▶ _AIM OF THE EXERCISE_: Start at the line containing "Convert this chart to Apache ECharts code.", stop at the line containing "true, false, true];", and please reproduce every line in between, both ends included, without pictures.

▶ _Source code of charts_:

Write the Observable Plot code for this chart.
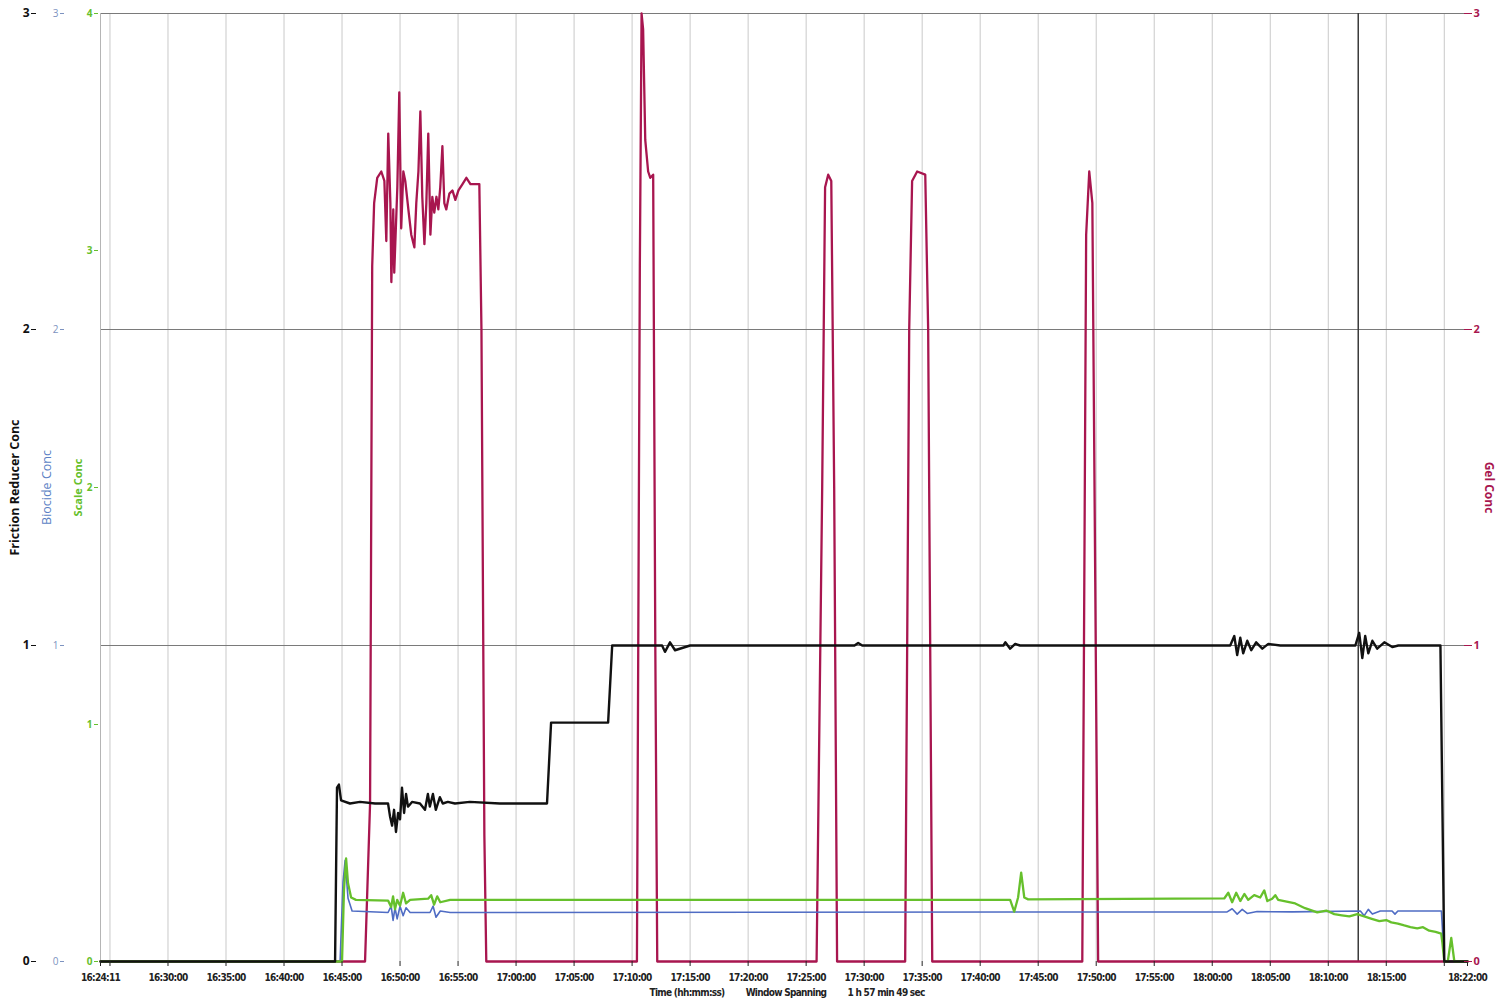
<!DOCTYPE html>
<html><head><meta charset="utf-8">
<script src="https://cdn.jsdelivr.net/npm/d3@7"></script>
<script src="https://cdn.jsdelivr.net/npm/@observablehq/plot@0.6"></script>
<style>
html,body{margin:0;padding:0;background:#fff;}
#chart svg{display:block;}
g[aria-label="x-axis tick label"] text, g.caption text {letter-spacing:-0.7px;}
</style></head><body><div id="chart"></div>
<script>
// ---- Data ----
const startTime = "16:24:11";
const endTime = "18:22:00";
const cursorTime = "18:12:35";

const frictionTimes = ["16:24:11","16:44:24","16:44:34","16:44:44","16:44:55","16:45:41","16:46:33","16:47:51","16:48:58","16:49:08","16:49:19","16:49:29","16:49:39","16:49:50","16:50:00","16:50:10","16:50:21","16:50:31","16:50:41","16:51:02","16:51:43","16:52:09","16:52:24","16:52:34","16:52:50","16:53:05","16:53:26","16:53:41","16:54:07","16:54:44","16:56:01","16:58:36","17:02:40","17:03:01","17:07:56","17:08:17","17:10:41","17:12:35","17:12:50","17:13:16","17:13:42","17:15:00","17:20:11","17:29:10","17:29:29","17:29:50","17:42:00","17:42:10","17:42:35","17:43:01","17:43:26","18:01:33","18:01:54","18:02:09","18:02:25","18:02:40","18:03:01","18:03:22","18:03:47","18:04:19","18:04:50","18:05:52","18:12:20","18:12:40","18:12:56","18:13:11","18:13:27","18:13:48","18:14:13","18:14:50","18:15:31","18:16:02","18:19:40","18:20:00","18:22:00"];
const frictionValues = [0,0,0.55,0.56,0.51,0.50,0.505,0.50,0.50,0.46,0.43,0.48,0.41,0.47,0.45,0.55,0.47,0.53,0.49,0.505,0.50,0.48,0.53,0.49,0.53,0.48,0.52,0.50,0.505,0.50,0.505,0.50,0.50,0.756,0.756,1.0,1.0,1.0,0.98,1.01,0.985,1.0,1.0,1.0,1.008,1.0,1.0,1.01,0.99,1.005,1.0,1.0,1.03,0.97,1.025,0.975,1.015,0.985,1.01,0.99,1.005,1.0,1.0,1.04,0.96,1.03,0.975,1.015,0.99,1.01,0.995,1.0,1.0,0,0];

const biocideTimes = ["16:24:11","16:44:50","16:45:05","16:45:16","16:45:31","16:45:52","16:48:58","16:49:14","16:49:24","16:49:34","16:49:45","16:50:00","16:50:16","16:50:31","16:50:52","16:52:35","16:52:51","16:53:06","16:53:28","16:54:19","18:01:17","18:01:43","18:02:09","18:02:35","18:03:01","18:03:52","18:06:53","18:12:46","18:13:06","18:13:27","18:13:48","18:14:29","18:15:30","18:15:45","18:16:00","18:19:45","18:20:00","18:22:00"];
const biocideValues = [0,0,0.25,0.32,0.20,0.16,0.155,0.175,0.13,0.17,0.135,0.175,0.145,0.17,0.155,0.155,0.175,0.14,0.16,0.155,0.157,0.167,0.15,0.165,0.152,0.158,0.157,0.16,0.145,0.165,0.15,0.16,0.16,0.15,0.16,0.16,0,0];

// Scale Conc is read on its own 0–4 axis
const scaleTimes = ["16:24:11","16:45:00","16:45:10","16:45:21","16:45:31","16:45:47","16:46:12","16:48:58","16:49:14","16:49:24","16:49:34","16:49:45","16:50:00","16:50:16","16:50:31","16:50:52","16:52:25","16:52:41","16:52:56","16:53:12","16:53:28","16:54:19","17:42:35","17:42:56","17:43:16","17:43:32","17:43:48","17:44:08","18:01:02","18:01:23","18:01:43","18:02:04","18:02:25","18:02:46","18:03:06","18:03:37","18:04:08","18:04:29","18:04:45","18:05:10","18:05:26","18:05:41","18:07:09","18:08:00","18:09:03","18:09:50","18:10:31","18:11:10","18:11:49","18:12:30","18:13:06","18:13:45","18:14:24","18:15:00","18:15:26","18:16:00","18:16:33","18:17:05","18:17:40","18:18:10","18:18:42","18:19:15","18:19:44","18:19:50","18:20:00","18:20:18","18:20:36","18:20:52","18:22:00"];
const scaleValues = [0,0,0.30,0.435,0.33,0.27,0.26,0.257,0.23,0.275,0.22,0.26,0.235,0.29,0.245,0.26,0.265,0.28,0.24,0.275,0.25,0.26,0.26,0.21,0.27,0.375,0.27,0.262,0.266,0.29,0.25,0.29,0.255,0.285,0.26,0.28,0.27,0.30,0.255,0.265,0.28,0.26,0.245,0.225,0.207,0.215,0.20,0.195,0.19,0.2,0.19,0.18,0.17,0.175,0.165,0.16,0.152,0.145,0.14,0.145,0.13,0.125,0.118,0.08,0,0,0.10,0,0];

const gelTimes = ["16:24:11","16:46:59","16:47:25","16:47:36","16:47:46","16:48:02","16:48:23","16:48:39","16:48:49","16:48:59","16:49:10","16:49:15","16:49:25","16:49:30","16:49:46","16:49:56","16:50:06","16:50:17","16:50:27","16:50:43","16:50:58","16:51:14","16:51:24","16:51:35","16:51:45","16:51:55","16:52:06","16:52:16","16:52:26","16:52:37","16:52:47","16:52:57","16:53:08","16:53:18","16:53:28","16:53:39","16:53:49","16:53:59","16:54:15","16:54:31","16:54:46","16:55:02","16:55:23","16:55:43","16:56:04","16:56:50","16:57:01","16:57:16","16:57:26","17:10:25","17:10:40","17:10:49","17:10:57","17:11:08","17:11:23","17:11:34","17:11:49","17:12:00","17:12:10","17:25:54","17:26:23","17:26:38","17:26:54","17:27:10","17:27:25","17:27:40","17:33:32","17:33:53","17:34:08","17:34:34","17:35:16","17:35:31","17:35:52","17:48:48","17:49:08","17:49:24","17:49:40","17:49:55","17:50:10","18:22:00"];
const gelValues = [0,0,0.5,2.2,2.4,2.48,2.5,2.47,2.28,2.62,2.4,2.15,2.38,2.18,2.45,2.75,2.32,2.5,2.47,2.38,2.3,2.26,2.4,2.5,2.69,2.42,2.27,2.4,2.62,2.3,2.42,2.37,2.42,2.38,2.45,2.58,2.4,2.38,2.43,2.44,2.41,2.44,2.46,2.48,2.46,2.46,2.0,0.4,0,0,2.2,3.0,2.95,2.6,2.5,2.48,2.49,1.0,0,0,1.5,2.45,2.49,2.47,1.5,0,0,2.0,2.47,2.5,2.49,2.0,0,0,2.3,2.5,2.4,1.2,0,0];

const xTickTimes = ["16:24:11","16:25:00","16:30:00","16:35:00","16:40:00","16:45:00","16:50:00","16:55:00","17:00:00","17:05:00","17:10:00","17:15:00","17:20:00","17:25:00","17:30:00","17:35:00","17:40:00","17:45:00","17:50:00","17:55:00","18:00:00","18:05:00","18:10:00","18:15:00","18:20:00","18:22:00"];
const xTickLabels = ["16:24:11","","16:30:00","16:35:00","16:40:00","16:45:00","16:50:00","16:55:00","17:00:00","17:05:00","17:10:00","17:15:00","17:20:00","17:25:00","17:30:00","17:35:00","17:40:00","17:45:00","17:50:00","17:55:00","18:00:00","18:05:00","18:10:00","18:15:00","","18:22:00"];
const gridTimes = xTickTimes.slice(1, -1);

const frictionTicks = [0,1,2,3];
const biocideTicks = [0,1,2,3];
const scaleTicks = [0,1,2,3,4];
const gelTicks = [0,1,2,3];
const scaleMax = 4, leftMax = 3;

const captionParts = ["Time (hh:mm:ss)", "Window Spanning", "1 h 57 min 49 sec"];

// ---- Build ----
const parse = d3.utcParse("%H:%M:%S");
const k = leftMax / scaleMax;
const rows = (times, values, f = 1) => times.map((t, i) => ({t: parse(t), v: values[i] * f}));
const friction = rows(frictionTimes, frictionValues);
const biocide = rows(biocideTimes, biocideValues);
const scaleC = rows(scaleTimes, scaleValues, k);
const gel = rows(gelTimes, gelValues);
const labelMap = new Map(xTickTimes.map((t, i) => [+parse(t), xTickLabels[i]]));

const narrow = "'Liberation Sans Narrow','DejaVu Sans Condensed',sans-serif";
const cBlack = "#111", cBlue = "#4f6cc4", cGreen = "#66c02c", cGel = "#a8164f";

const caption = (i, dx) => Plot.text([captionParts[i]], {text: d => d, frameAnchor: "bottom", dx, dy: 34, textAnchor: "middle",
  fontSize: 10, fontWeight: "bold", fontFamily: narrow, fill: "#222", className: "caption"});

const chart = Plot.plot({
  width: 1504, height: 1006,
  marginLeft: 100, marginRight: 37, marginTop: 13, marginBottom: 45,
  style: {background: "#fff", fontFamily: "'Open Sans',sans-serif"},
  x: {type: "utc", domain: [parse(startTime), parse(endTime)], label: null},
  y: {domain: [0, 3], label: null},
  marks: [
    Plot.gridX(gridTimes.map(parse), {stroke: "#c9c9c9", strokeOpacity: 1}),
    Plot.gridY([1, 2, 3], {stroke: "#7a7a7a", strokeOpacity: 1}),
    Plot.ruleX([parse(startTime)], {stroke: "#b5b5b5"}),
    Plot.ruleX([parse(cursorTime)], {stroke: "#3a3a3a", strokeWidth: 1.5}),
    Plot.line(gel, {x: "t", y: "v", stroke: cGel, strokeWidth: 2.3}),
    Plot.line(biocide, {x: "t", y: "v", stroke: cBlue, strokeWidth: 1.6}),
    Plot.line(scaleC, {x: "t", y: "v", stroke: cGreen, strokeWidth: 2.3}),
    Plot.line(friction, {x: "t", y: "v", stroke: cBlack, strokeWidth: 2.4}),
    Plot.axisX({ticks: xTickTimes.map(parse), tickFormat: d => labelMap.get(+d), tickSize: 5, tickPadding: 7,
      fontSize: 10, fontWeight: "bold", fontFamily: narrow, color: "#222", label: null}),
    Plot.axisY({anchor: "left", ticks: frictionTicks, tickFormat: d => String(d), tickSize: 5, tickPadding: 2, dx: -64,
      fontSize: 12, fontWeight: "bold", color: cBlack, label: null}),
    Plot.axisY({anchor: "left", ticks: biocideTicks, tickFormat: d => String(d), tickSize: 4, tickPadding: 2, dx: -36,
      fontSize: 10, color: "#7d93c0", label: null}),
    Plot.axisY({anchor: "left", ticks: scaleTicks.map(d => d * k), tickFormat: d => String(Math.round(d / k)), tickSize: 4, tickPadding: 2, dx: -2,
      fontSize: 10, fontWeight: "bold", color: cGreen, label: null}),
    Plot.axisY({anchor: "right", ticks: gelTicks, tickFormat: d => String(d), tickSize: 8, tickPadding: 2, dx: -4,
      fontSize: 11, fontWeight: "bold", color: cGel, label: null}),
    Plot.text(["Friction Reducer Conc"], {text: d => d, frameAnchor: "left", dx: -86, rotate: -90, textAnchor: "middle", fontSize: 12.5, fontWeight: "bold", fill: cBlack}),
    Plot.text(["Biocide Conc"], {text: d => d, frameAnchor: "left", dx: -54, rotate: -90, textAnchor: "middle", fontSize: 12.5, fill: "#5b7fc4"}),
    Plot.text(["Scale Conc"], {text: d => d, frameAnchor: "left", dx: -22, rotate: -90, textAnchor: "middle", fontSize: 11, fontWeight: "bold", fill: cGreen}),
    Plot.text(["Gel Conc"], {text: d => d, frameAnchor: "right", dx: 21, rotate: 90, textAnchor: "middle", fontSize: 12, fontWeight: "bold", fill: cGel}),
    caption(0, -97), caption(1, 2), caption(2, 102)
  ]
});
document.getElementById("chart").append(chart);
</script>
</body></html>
--
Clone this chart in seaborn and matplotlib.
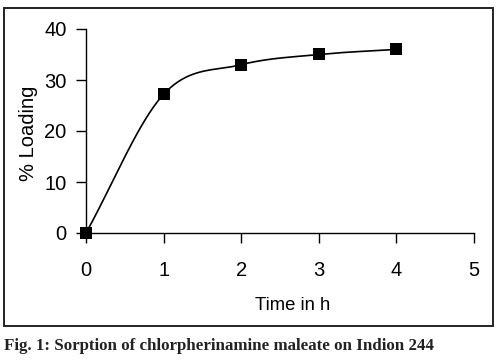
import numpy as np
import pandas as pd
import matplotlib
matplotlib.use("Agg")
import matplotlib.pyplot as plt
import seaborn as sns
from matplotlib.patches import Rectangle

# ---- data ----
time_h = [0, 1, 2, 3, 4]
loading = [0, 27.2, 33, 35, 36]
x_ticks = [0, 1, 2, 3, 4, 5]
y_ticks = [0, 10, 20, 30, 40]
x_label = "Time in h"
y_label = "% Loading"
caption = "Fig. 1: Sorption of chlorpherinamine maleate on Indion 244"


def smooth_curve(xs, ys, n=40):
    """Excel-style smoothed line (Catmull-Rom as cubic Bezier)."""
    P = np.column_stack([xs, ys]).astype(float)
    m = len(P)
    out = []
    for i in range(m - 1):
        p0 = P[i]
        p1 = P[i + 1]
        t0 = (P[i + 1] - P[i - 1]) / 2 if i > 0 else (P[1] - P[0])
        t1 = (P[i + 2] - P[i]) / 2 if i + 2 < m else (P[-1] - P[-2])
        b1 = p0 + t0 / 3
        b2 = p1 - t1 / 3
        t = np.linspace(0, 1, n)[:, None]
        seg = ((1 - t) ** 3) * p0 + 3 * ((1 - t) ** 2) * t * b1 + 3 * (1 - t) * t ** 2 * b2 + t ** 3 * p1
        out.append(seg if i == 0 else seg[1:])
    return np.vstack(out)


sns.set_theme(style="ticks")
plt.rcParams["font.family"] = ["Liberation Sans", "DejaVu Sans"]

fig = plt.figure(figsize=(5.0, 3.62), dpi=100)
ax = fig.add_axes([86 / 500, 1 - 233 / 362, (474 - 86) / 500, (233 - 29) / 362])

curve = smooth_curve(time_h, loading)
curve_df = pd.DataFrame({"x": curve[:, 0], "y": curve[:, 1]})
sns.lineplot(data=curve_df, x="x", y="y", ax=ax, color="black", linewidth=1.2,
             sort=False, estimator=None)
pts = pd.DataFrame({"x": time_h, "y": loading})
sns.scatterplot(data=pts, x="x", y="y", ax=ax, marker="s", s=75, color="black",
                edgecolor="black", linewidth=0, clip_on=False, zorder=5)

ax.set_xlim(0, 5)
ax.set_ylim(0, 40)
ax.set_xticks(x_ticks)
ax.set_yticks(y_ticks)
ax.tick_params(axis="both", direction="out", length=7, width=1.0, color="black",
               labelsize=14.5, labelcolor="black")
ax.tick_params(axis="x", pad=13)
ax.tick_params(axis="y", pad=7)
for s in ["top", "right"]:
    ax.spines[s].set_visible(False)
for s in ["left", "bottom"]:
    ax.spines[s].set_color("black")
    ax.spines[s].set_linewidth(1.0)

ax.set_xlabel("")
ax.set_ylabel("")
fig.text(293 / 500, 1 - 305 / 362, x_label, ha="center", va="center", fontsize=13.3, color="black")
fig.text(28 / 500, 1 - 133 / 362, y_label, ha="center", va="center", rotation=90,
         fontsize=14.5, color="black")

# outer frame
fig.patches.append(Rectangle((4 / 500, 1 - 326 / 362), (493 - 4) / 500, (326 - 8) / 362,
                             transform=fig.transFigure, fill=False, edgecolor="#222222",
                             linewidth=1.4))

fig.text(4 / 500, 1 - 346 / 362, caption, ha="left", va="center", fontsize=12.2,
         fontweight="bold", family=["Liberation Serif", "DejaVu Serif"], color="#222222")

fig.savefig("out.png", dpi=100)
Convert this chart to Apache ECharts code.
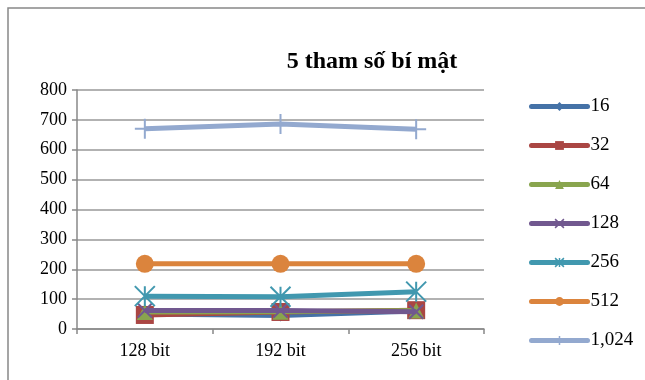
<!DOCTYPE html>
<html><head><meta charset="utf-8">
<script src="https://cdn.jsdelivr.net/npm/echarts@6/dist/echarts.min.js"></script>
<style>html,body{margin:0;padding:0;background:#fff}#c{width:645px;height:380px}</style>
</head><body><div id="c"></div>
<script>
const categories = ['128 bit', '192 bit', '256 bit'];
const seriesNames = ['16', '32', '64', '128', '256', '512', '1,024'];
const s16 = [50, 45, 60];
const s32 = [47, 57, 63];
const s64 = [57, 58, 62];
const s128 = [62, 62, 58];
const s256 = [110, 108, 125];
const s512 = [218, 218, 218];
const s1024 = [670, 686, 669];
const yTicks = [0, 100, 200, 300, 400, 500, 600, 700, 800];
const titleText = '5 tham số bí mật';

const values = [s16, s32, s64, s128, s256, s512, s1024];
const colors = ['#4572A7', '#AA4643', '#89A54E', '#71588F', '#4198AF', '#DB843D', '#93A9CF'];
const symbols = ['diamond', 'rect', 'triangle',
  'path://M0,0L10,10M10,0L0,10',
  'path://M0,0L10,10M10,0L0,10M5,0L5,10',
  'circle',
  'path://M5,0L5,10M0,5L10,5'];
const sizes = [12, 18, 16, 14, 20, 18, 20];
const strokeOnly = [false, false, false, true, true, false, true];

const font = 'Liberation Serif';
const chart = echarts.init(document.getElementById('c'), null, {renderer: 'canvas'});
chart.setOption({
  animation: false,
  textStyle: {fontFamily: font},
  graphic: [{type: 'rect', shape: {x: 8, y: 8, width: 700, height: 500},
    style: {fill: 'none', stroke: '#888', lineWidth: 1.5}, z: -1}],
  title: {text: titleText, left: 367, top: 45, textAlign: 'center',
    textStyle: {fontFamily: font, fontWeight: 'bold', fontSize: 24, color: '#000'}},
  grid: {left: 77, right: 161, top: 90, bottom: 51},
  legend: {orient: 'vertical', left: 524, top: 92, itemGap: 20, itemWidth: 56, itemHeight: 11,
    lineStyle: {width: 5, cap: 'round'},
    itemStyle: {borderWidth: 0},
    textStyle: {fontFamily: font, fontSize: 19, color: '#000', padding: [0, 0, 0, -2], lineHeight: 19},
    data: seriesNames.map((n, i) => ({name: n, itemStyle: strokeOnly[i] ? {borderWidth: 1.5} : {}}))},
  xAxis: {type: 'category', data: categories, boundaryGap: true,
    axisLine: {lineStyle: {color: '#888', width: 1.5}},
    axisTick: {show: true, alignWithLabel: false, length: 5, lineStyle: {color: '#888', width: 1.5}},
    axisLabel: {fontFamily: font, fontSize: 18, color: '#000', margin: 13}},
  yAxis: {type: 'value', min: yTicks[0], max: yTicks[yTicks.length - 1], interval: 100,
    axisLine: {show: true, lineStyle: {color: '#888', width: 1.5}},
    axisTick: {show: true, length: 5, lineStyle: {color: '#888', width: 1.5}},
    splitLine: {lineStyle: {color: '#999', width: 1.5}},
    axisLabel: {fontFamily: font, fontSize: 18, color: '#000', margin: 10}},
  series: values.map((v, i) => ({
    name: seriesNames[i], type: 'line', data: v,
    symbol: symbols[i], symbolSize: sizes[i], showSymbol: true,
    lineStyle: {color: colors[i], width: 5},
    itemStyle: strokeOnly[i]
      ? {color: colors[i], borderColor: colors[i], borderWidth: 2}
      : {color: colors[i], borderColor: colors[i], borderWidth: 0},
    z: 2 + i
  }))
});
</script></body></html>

▶ _ANSWER TO THE TASK_:
Convert this chart to Apache ECharts code.
<!DOCTYPE html>
<html><head><meta charset="utf-8">
<script src="https://cdn.jsdelivr.net/npm/echarts@6/dist/echarts.min.js"></script>
<style>html,body{margin:0;padding:0;background:#fff}#c{width:645px;height:380px}</style>
</head><body><div id="c"></div>
<script>
const categories = ['128 bit', '192 bit', '256 bit'];
const seriesNames = ['16', '32', '64', '128', '256', '512', '1,024'];
const s16 = [50, 45, 60];
const s32 = [47, 57, 63];
const s64 = [57, 58, 62];
const s128 = [62, 62, 58];
const s256 = [110, 108, 125];
const s512 = [218, 218, 218];
const s1024 = [670, 686, 669];
const yTicks = [0, 100, 200, 300, 400, 500, 600, 700, 800];
const titleText = '5 tham số bí mật';

const values = [s16, s32, s64, s128, s256, s512, s1024];
const colors = ['#4572A7', '#AA4643', '#89A54E', '#71588F', '#4198AF', '#DB843D', '#93A9CF'];
const symbols = ['diamond', 'rect', 'triangle',
  'path://M0,0L10,10M10,0L0,10',
  'path://M0,0L10,10M10,0L0,10M5,0L5,10',
  'circle',
  'path://M5,0L5,10M0,5L10,5'];
const sizes = [12, 18, 16, 14, 20, 18, 20];
const strokeOnly = [false, false, false, true, true, false, true];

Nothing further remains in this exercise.